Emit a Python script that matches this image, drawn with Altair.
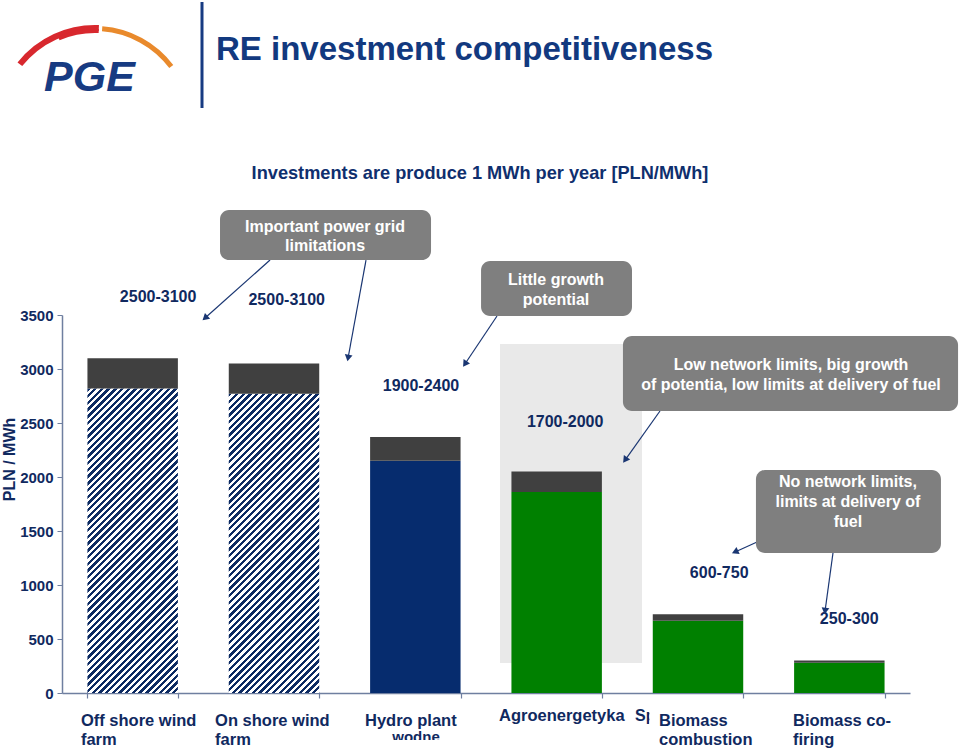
import math
import altair as alt
import pandas as pd

# ---------------- data ----------------
categories = ["Off shore wind farm", "On shore wind farm", "Hydro plant",
              "Agroenergetyka", "Biomass combustion", "Biomass co-firing"]
base_cost = [2820, 2770, 2150, 1860, 670, 280]      # lower segment [PLN/MWh]
total_cost = [3100, 3050, 2370, 2050, 730, 300]     # top of bar [PLN/MWh]
base_style = ["hatch", "hatch", "hydro", "green", "green", "green"]
range_texts = ["2500-3100", "2500-3100", "1900-2400", "1700-2000", "600-750", "250-300"]
y_tick_values = [0, 500, 1000, 1500, 2000, 2500, 3000, 3500]
Y_MAX = 3500

# ---------------- layout / styles ----------------
W, H = 848, 378
PAD = {"left": 62, "top": 315, "right": 50, "bottom": 63}
FONT = "Liberation Sans"
NAVY = "#10295f"
AXIS_C = "#6f7fa0"
P_IN, P_OUT = 0.36, 0.18

# annotation positions in (category units, value units)
range_pos = [(0.68, 3667), (1.59, 3639), (2.54, 2843), (3.56, 2509), (4.65, 1111), (5.57, 685)]
xlabel_lines = [
    ("Off shore wind", 0.134, -306), ("farm", 0.134, -481),
    ("On shore wind", 1.083, -306), ("farm", 1.083, -481),
    ("Hydro plant", 2.144, -306),
    ("Agroenergetyka", 3.092, -259),
    ("Biomass", 4.224, -306), ("combustion", 4.224, -481),
    ("Biomass co-", 5.172, -306), ("firing", 5.172, -481),
]
boxes = [
    (1.118, 2.611, 4472, 4009),
    (2.965, 4.033, 4000, 3491),
    (3.969, 6.340, 3306, 2611),
    (4.910, 6.219, 2065, 1296),
]
box_lines = [
    ("Important power grid", 1.861, 4315), ("limitations", 1.861, 4139),
    ("Little growth", 3.495, 3824), ("potential", 3.495, 3639),
    ("Low network limits, big growth", 5.158, 3037),
    ("of potentia, low limits at delivery of fuel", 5.158, 2852),
    ("No network limits,", 5.561, 1954), ("limits at delivery of", 5.561, 1769),
    ("fuel", 5.561, 1583),
]
arrows = [
    (1.472, 4009, 1.012, 3472),
    (2.151, 4009, 2.024, 3102),
    (3.078, 3491, 2.851, 3046),
    (4.231, 2611, 3.984, 2157),
    (4.918, 1398, 4.762, 1306),
    (5.455, 1296, 5.399, 759),
]
shade = (3.099, 4.104, 278, 3231)

# ---------------- tables ----------------
bars = pd.DataFrame({"cat": categories, "base": base_cost, "total": total_cost,
                     "style": base_style})
ann_x = alt.Scale(domain=[0, 6], nice=False, zero=False)
yscale = alt.Scale(domain=[0, Y_MAX], nice=False, zero=True)
band = alt.Scale(domain=categories, paddingInner=P_IN, paddingOuter=P_OUT)

step = W / (len(categories) - P_IN + 2 * P_OUT)
bw = step * (1 - P_IN)


def hatch_fill(w, h, period=6.7, duty=0.5, c1="#0c2a62", c2="#ffffff"):
    s = (w + h) / (w * w + h * h)
    n = (w + h) / period
    stops = []
    k = 0
    while k < n:
        t0 = k / n
        t1 = min((k + duty) / n, 1)
        t2 = min((k + 1) / n, 1)
        stops += [{"offset": t0, "color": c1}, {"offset": t1, "color": c1},
                  {"offset": t1, "color": c2}, {"offset": t2, "color": c2}]
        k += 1
    return {"gradient": "linear", "x1": 0, "y1": 0, "x2": w * s, "y2": h * s,
            "stops": stops}


xaxis = alt.Axis(labels=False, title=None, tickBand="extent", domainColor=AXIS_C,
                 tickColor=AXIS_C, tickSize=5, domainWidth=1.5, tickWidth=1.2,
                 grid=False)
yaxis = alt.Axis(values=y_tick_values, format="d", title="PLN / MWh", labelFont=FONT,
                 labelFontSize=15, labelFontWeight="bold", labelColor=NAVY,
                 titleFont=FONT, titleFontSize=16, titleFontWeight="bold",
                 titleColor=NAVY, titlePadding=2, titleY=144, domainColor=AXIS_C,
                 tickColor=AXIS_C, tickSize=5, domainWidth=1.5, labelPadding=4,
                 grid=False)


def Y(field):
    return alt.Y(field, scale=yscale, axis=yaxis)


def AX(field):
    return alt.X(field, scale=ann_x, axis=None)


base_solid = alt.Chart(bars).transform_filter(alt.datum.style != "hatch").mark_bar().encode(
    x=alt.X("cat:N", sort=categories, scale=band, axis=xaxis),
    y=Y("base:Q"),
    y2=alt.datum(0),
    color=alt.Color("style:N", scale=alt.Scale(domain=["hydro", "green"],
                                               range=["#062c6e", "#008000"]), legend=None),
)
hatch_layers = []
for c, b, st in zip(categories, base_cost, base_style):
    if st != "hatch":
        continue
    hpx = b * H / Y_MAX
    hatch_layers.append(
        alt.Chart(bars).transform_filter(alt.datum.cat == c).mark_bar(
            fill=hatch_fill(bw, hpx)).encode(
            x=alt.X("cat:N", sort=categories, scale=band, axis=xaxis),
            y=Y("base:Q"),
            y2=alt.datum(0),
        )
    )
top_seg = alt.Chart(bars).mark_bar(color="#404040").encode(
    x=alt.X("cat:N", sort=categories, scale=band, axis=xaxis),
    y=Y("total:Q"),
    y2="base:Q",
)
bars_layer = alt.layer(base_solid, *hatch_layers, top_seg)

# background shade
shade_df = pd.DataFrame([{"x1": shade[0], "x2": shade[1], "y1": shade[2], "y2": shade[3]}])
shade_layer = alt.Chart(shade_df).mark_rect(color="#e9e9e9").encode(
    x=AX("x1:Q"), x2="x2:Q", y=Y("y1:Q"), y2="y2:Q")

# range labels
rl_df = pd.DataFrame({"t": range_texts, "x": [p[0] for p in range_pos],
                      "y": [p[1] for p in range_pos]})
range_layer = alt.Chart(rl_df).mark_text(font=FONT, fontSize=16, fontWeight="bold",
                                         color=NAVY, baseline="middle").encode(
    x=AX("x:Q"), y=Y("y:Q"), text="t:N")

# category labels
xl_df = pd.DataFrame(xlabel_lines, columns=["t", "x", "y"])
xl_layer = alt.Chart(xl_df).mark_text(font=FONT, fontSize=16.5, fontWeight="bold",
                                      color=NAVY, align="left", baseline="alphabetic").encode(
    x=AX("x:Q"), y=Y("y:Q"), text="t:N")
# clipped leftovers of the original labels
clip_txt = pd.DataFrame([{"t": "wodne", "x": 2.505, "y": -458, "a": "center"},
                         {"t": "Sp", "x": 4.054, "y": -259, "a": "left"}])
clip_txt_layer = alt.Chart(clip_txt).transform_filter(alt.datum.a == "center").mark_text(
    font=FONT, fontSize=15, fontWeight="bold", color=NAVY, align="center",
    baseline="alphabetic").encode(x=AX("x:Q"), y=Y("y:Q"), text="t:N")
clip_txt_layer2 = alt.Chart(clip_txt).transform_filter(alt.datum.a == "left").mark_text(
    font=FONT, fontSize=16, fontWeight="bold", color=NAVY, align="left",
    baseline="alphabetic").encode(x=AX("x:Q"), y=Y("y:Q"), text="t:N")
covers = pd.DataFrame([{"x1": 2.30, "x2": 2.72, "y1": -435, "y2": -560},
                       {"x1": 4.156, "x2": 4.218, "y1": -100, "y2": -330}])
cover_layer = alt.Chart(covers).mark_rect(color="white").encode(
    x=AX("x1:Q"), x2="x2:Q", y=Y("y1:Q"), y2="y2:Q")

# grey call-out boxes
box_df = pd.DataFrame(boxes, columns=["x1", "x2", "y1", "y2"])
box_layer = alt.Chart(box_df).mark_rect(color="#7f7f7f", cornerRadius=9).encode(
    x=AX("x1:Q"), x2="x2:Q", y=Y("y1:Q"), y2="y2:Q")
bl_df = pd.DataFrame(box_lines, columns=["t", "x", "y"])
bl_layer = alt.Chart(bl_df).mark_text(font=FONT, fontSize=16, fontWeight="bold",
                                      color="white", baseline="middle").encode(
    x=AX("x:Q"), y=Y("y:Q"), text="t:N")

# arrows
arr = pd.DataFrame(arrows, columns=["x1", "y1", "x2", "y2"])
ang = []
for x1, y1, x2, y2 in arrows:
    dx = (x2 - x1) * W / 6
    dy = -(y2 - y1) * H / Y_MAX
    ang.append(math.degrees(math.atan2(dx, -dy)) % 360)
arr["ang"] = ang
arrow_line = alt.Chart(arr).mark_rule(color="#1a3672", strokeWidth=1.2).encode(
    x=AX("x1:Q"), x2="x2:Q", y=Y("y1:Q"), y2="y2:Q")
arrow_head = alt.Chart(arr).mark_point(shape="triangle-up", filled=True, size=60,
                                       color="#1a3672", opacity=1).encode(
    x=AX("x2:Q"), y=Y("y2:Q"), angle=alt.Angle("ang:Q", scale=None))

# slide header (logo, divider, titles) – placed in pixels relative to plot origin
one = pd.DataFrame({"k": [0]})
arc_red = alt.Chart(one).mark_arc(color="#d8282e", radius=99, radius2=93,
                                  theta=2 * math.pi - 0.899, theta2=2 * math.pi + 0.04).encode(
    x=alt.value(33), y=alt.value(-191))
arc_red2 = alt.Chart(one).mark_arc(color="#d8282e", radius=95, radius2=91,
                                   theta=2 * math.pi - 0.40, theta2=2 * math.pi + 0.04).encode(
    x=alt.value(33), y=alt.value(-191))
arc_org = alt.Chart(one).mark_arc(color="#e98a2c", radius=98, radius2=93,
                                  theta=0.075, theta2=0.925).encode(
    x=alt.value(33), y=alt.value(-191))
pge = alt.Chart(one).mark_text(text="PGE", font=FONT, fontSize=43, fontWeight="bold",
                               fontStyle="italic", color="#173b82", align="left").encode(
    x=alt.value(-18), y=alt.value(-237))
divider = alt.Chart(one).mark_rule(color="#173b82", strokeWidth=3).encode(
    x=alt.value(140), y=alt.value(-313), y2=alt.value(-207))
title = alt.Chart(one).mark_text(text="RE investment competitiveness", font=FONT,
                                 fontSize=33, fontWeight="bold", color="#12397f",
                                 align="left").encode(x=alt.value(154), y=alt.value(-265))
subtitle = alt.Chart(one).mark_text(text="Investments are produce 1 MWh per year [PLN/MWh]",
                                    font=FONT, fontSize=18.2, fontWeight="bold",
                                    color="#0f2f6e", align="center").encode(
    x=alt.value(418), y=alt.value(-141))

ann_layer = alt.layer(range_layer, clip_txt_layer, clip_txt_layer2, cover_layer, xl_layer,
                      arrow_line, arrow_head, box_layer, bl_layer,
                      arc_red, arc_red2, arc_org, pge, divider, title, subtitle)

chart = alt.layer(shade_layer, bars_layer, ann_layer).resolve_scale(
    x="independent").properties(
    width=W, height=H, padding=PAD, autosize=alt.AutoSizeParams(type="none"),
    background="white",
).configure_view(stroke=None)

chart.save("out.html", embed_options={"renderer": "svg", "actions": False})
☆ ☆ ☆ ☆ ☆ ☆ ☆
_Exercise directions_
With all pictures left out, please transcribe exactly the lines from the start of the material through the line with "import pandas as pd".

_Written response_
Emit a Python script that matches this image, drawn with Altair.
import math
import altair as alt
import pandas as pd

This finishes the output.